- Exercise brief: Output every line of the material exactly, omitting images.

- Data block:
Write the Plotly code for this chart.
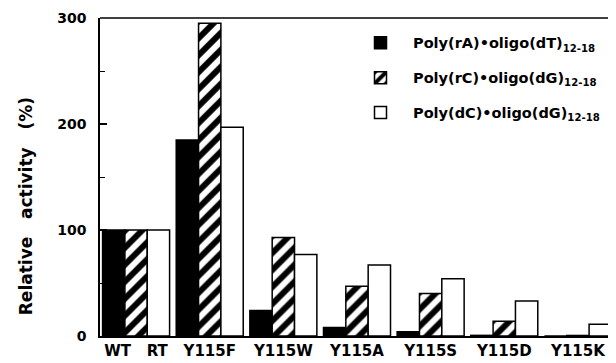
import plotly.graph_objects as go

categories = ["WT\u00a0\u00a0\u00a0RT", "Y115F", "Y115W", "Y115A", "Y115S", "Y115D", "Y115K"]
poly_rA_dT = [100, 185, 24, 8, 4, 0.6, 0]
poly_rC_dG = [100, 295, 93, 47, 40, 14, 0.5]
poly_dC_dG = [100, 197, 77, 67, 54, 33, 11]
series_names = [
    "Poly(rA)•oligo(dT)<sub>12-18</sub>",
    "Poly(rC)•oligo(dG)<sub>12-18</sub>",
    "Poly(dC)•oligo(dG)<sub>12-18</sub>",
]
y_ticks = [0, 100, 200, 300]
y_title = "Relative\u00a0\u00a0\u00a0activity\u00a0\u00a0\u00a0(%)"

FONT = "DejaVu Sans"
# page body has an 8px offset; size the figure so the window shows the full layout
OFF = 8
W, H = 616 - OFF, 363 - OFF
ML, MR, MT, MB = 100 - OFF, 2, 15 - OFF, 27
PW, PH = W - ML - MR, H - MT - MB

fig = go.Figure()
x = list(range(len(categories)))
fig.add_trace(go.Bar(
    x=x, y=poly_rA_dT, name=series_names[0], legendgroup="a",
    marker=dict(color="black", line=dict(color="black", width=1.5)),
))
fig.add_trace(go.Bar(
    x=x, y=poly_rC_dG, name=series_names[1], legendgroup="b",
    marker=dict(color="white", line=dict(color="black", width=1.5),
                pattern=dict(shape="/", fgcolor="black", bgcolor="white",
                             size=12, solidity=0.5, fillmode="replace")),
))
fig.add_trace(go.Bar(
    x=x, y=poly_dC_dG, name=series_names[2], legendgroup="c",
    marker=dict(color="white", line=dict(color="black", width=1.5)),
))

fig.update_layout(
    width=W, height=H,
    margin=dict(l=ML, r=MR, t=MT, b=MB),
    paper_bgcolor="white", plot_bgcolor="white",
    barmode="group", bargap=0.09, bargroupgap=0,
    font=dict(family=FONT, size=14, color="black", weight="bold"),
    showlegend=True,
    legend=dict(
        x=(348 - OFF - ML) / PW, y=1 - (24 - OFF - MT) / PH,
        xanchor="left", yanchor="top",
        bgcolor="rgba(0,0,0,0)", tracegroupgap=13,
        traceorder="grouped", itemwidth=55,
        font=dict(family=FONT, size=14.5, color="black", weight="bold"),
    ),
    xaxis=dict(
        tickmode="array", tickvals=x, ticktext=categories,
        range=[-0.49, 6.49], showline=True, linecolor="black", linewidth=1.5,
        ticks="", showgrid=False, zeroline=False,
        tickfont=dict(family=FONT, size=15, weight="bold"),
    ),
    yaxis=dict(
        range=[0, 300], tickvals=y_ticks, showline=True, linecolor="black",
        linewidth=1.5, ticks="inside", ticklen=7, tickwidth=1.5, tickcolor="black",
        minor=dict(dtick=50, ticks="inside", ticklen=5, tickwidth=1.2, tickcolor="black"),
        showgrid=False, zeroline=False, ticklabeloverflow="allow",
        ticklabelstandoff=9,
        tickfont=dict(family=FONT, size=14, weight="bold"),
    ),
    shapes=[dict(type="line", xref="paper", yref="paper", x0=0, x1=1, y0=1, y1=1,
                 line=dict(color="black", width=1.5))],
    annotations=[dict(
        text=y_title, textangle=-90,
        xref="paper", yref="paper",
        x=(26 - OFF - ML) / PW, y=1 - (205 - OFF - MT) / PH,
        xanchor="center", yanchor="middle", showarrow=False,
        font=dict(family=FONT, size=17, weight="bold"),
    )],
)

fig.write_html("out.html")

- Result for this exercise:
Write the Plotly code for this chart.
import plotly.graph_objects as go

categories = ["WT\u00a0\u00a0\u00a0RT", "Y115F", "Y115W", "Y115A", "Y115S", "Y115D", "Y115K"]
poly_rA_dT = [100, 185, 24, 8, 4, 0.6, 0]
poly_rC_dG = [100, 295, 93, 47, 40, 14, 0.5]
poly_dC_dG = [100, 197, 77, 67, 54, 33, 11]
series_names = [
    "Poly(rA)•oligo(dT)<sub>12-18</sub>",
    "Poly(rC)•oligo(dG)<sub>12-18</sub>",
    "Poly(dC)•oligo(dG)<sub>12-18</sub>",
]
y_ticks = [0, 100, 200, 300]
y_title = "Relative\u00a0\u00a0\u00a0activity\u00a0\u00a0\u00a0(%)"

FONT = "DejaVu Sans"
# page body has an 8px offset; size the figure so the window shows the full layout
OFF = 8
W, H = 616 - OFF, 363 - OFF
ML, MR, MT, MB = 100 - OFF, 2, 15 - OFF, 27
PW, PH = W - ML - MR, H - MT - MB

fig = go.Figure()
x = list(range(len(categories)))
fig.add_trace(go.Bar(
    x=x, y=poly_rA_dT, name=series_names[0], legendgroup="a",
    marker=dict(color="black", line=dict(color="black", width=1.5)),
))
fig.add_trace(go.Bar(
    x=x, y=poly_rC_dG, name=series_names[1], legendgroup="b",
    marker=dict(color="white", line=dict(color="black", width=1.5),
                pattern=dict(shape="/", fgcolor="black", bgcolor="white",
                             size=12, solidity=0.5, fillmode="replace")),
))
fig.add_trace(go.Bar(
    x=x, y=poly_dC_dG, name=series_names[2], legendgroup="c",
    marker=dict(color="white", line=dict(color="black", width=1.5)),
))

fig.update_layout(
    width=W, height=H,
    margin=dict(l=ML, r=MR, t=MT, b=MB),
    paper_bgcolor="white", plot_bgcolor="white",
    barmode="group", bargap=0.09, bargroupgap=0,
    font=dict(family=FONT, size=14, color="black", weight="bold"),
    showlegend=True,
    legend=dict(
        x=(348 - OFF - ML) / PW, y=1 - (24 - OFF - MT) / PH,
        xanchor="left", yanchor="top",
        bgcolor="rgba(0,0,0,0)", tracegroupgap=13,
        traceorder="grouped", itemwidth=55,
        font=dict(family=FONT, size=14.5, color="black", weight="bold"),
    ),
    xaxis=dict(
        tickmode="array", tickvals=x, ticktext=categories,
        range=[-0.49, 6.49], showline=True, linecolor="black", linewidth=1.5,
        ticks="", showgrid=False, zeroline=False,
        tickfont=dict(family=FONT, size=15, weight="bold"),
    ),
    yaxis=dict(
        range=[0, 300], tickvals=y_ticks, showline=True, linecolor="black",
        linewidth=1.5, ticks="inside", ticklen=7, tickwidth=1.5, tickcolor="black",
        minor=dict(dtick=50, ticks="inside", ticklen=5, tickwidth=1.2, tickcolor="black"),
        showgrid=False, zeroline=False, ticklabeloverflow="allow",
        ticklabelstandoff=9,
        tickfont=dict(family=FONT, size=14, weight="bold"),
    ),
    shapes=[dict(type="line", xref="paper", yref="paper", x0=0, x1=1, y0=1, y1=1,
                 line=dict(color="black", width=1.5))],
    annotations=[dict(
        text=y_title, textangle=-90,
        xref="paper", yref="paper",
        x=(26 - OFF - ML) / PW, y=1 - (205 - OFF - MT) / PH,
        xanchor="center", yanchor="middle", showarrow=False,
        font=dict(family=FONT, size=17, weight="bold"),
    )],
)

fig.write_html("out.html")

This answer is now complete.